Do Expresso do último sábado jorrou o mantra
manipulador de António Costa contra a recuperação do tempo de serviço dos
professores. É penoso ler um texto saturado de cinismo e falsidade consciente.
Mas o cúmulo da desfaçatez e da desonestidade política está no momento em que
António Costa, ministro proeminente do primeiro governo de Sócrates, tem o topete
de dizer:
“Com toda a
franqueza, fico bastante perplexo que tenha havido tanta serenidade durante os
nove anos, quatro meses e dois dias em que se verificou o congelamento e que a
agitação tenha começado precisamente no dia em que se acaba com o
descongelamento”.
Dê-se de barato o significativo acto falhado de
António Costa, quando refere o dia em que acabou com o “descongelamento” (e não
“congelamento”). Varrimento da memória relativa à fortíssima contestação do
tempo em que ele era apoiante de Maria de Lurdes Rodrigues? Desatenção quanto
ao tempo de Crato, mero seguidor das políticas do PS, de ódio aos professores?
Nada disso. Apenas o corolário de um comportamento político que permite
estabelecer um padrão: de jogador de lances curtos, de manipulador, de
negociador de ocasião, numa palavra, de um carácter político que cede
facilmente a trair os que lhe garantiram a sobrevivência, quando já não precisa
deles. Que o diga o PCP (na Câmara de Lisboa), que o diga Seguro, que o diga o
próprio Sócrates, que o diga Manuel Alegre (no triste episódio do Conselho de
Estado) ou que o diga Margarida Marques (despedida sem saber porquê), para não
prolongar demasiado a lista.
O que os professores reclamam é simples e
inquestionavelmente justo: tratamento idêntico ao que foi dispensado às
carreiras gerais da administração pública. Com efeito, os trabalhadores por
elas abrangidos recuperaram todo o tempo de serviço congelado e a partir de
Janeiro de 2020 terão as suas remunerações revistas como se não tivesse havido
congelamento até 31 de Dezembro de 2017. Não entender isto não é, naturalmente,
um problema de inteligência. É um problema de carácter. Tresler o que está
escrito na Lei do Orçamento de Estado não é, naturalmente, ignorância sobre a
diferença semântica entre um “de” e um “do”. Volta a ser um problema de
carácter. Martelar cálculos para aumentar custos não traduz inépcia
contabilística. É, ainda, um problema de carácter. De carácter político.

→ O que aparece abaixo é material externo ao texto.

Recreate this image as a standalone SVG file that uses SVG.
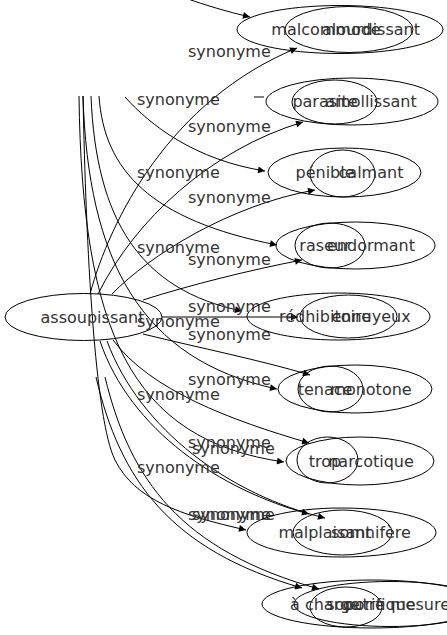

O episódio tem, porém, um mérito, qual seja o de fixar
no papel o logro em que caíram os sindicalistas colaboracionistas, inicialmente
ofuscados pelo populismo dos membros de uma equipa, que se prestaram ao papel
de idiotas úteis aos desastrados desígnios do PS para a Educação. Exemplo
último? A natureza estritamente pedagógica da avaliação dos alunos foi desfeita
e substituída por regras administrativas, que permitirão a realização de
reuniões de conselhos de turma com apenas um terço dos respectivos professores.

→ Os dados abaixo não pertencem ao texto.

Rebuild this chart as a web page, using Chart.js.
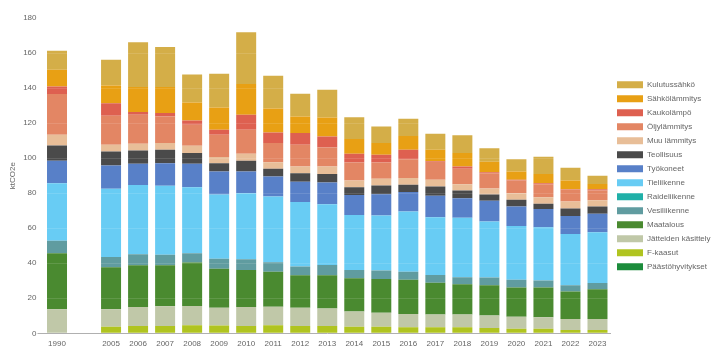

Se já tinha sido grave o Colégio Arbitral determinar que os conselhos de turma
funcionassem com metade mais um dos seus membros, que dizer de um Ministério da
Educação que assim atentou contra a autonomia profissional docente e assim
limitou o interesse dos alunos ao simples preenchimento de uma folha Excel?

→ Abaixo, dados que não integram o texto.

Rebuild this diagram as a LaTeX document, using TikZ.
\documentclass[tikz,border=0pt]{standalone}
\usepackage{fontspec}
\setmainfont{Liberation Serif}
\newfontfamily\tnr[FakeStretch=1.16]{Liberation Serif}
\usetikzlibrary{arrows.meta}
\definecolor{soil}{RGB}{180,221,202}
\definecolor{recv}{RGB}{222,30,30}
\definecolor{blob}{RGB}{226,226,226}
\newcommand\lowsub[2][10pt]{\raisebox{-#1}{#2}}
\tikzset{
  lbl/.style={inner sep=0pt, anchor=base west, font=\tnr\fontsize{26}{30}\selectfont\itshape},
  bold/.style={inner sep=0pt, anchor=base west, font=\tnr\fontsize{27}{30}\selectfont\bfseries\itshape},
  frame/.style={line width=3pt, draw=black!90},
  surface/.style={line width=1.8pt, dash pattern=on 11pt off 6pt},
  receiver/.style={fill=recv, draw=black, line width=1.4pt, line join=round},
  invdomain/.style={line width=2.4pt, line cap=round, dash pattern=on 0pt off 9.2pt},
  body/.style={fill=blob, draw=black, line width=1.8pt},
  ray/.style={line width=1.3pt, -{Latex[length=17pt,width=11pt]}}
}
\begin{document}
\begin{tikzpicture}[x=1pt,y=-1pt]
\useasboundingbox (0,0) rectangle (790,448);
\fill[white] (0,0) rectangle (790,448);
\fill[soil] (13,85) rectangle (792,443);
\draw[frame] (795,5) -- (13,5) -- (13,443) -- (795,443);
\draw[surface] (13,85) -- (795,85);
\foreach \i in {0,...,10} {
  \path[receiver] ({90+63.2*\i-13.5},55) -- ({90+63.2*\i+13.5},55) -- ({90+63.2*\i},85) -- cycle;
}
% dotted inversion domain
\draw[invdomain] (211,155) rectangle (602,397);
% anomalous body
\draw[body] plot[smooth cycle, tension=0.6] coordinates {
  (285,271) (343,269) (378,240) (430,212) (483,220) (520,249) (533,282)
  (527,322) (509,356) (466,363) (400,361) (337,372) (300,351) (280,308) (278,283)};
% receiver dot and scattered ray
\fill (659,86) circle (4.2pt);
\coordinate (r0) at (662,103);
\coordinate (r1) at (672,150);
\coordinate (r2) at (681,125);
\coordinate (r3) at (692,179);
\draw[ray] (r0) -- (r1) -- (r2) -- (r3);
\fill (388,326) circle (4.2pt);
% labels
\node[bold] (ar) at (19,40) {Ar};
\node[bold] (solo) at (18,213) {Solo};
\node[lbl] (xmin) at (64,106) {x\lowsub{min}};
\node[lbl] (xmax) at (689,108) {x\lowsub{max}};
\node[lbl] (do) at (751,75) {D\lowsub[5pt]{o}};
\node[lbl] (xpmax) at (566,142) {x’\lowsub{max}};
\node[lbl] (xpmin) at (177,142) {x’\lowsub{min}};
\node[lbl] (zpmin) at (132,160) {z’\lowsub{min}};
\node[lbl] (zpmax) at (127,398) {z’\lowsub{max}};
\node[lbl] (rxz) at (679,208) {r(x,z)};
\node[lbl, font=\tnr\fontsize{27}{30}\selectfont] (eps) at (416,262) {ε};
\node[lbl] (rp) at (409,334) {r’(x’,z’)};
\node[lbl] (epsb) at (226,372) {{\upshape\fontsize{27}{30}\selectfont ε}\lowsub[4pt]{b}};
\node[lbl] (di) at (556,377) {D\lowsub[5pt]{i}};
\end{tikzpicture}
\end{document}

António Costa disse ao Expresso que os parceiros que sustentam o Governo
estão errados. Os sindicatos, que ameaçam paralisar as escolas já em Setembro,
dizem que o errado é António Costa e pediram ao PCP e ao BE que chumbem o OE
para 2019, se não forem aí atendidas as suas reivindicações, argumentando que
seria uma incoerência insuprível a esquerda viabilizar um orçamento que as
ignorasse. Ainda pelo Expresso, fomos informados que o gabinete de imprensa do
PCP esclareceu que o Governo queria (inicialmente) que, na norma da polémica,
ficasse escrito “de tempo”, que não “do tempo”. A significância desta disputa
semântica em contexto de negociação da Lei do Orçamento de Estado para 2018 (da
qual haverá sobejas testemunhas), a ser verdade, permite apanhar o mentiroso
político mais depressa que qualquer coxo.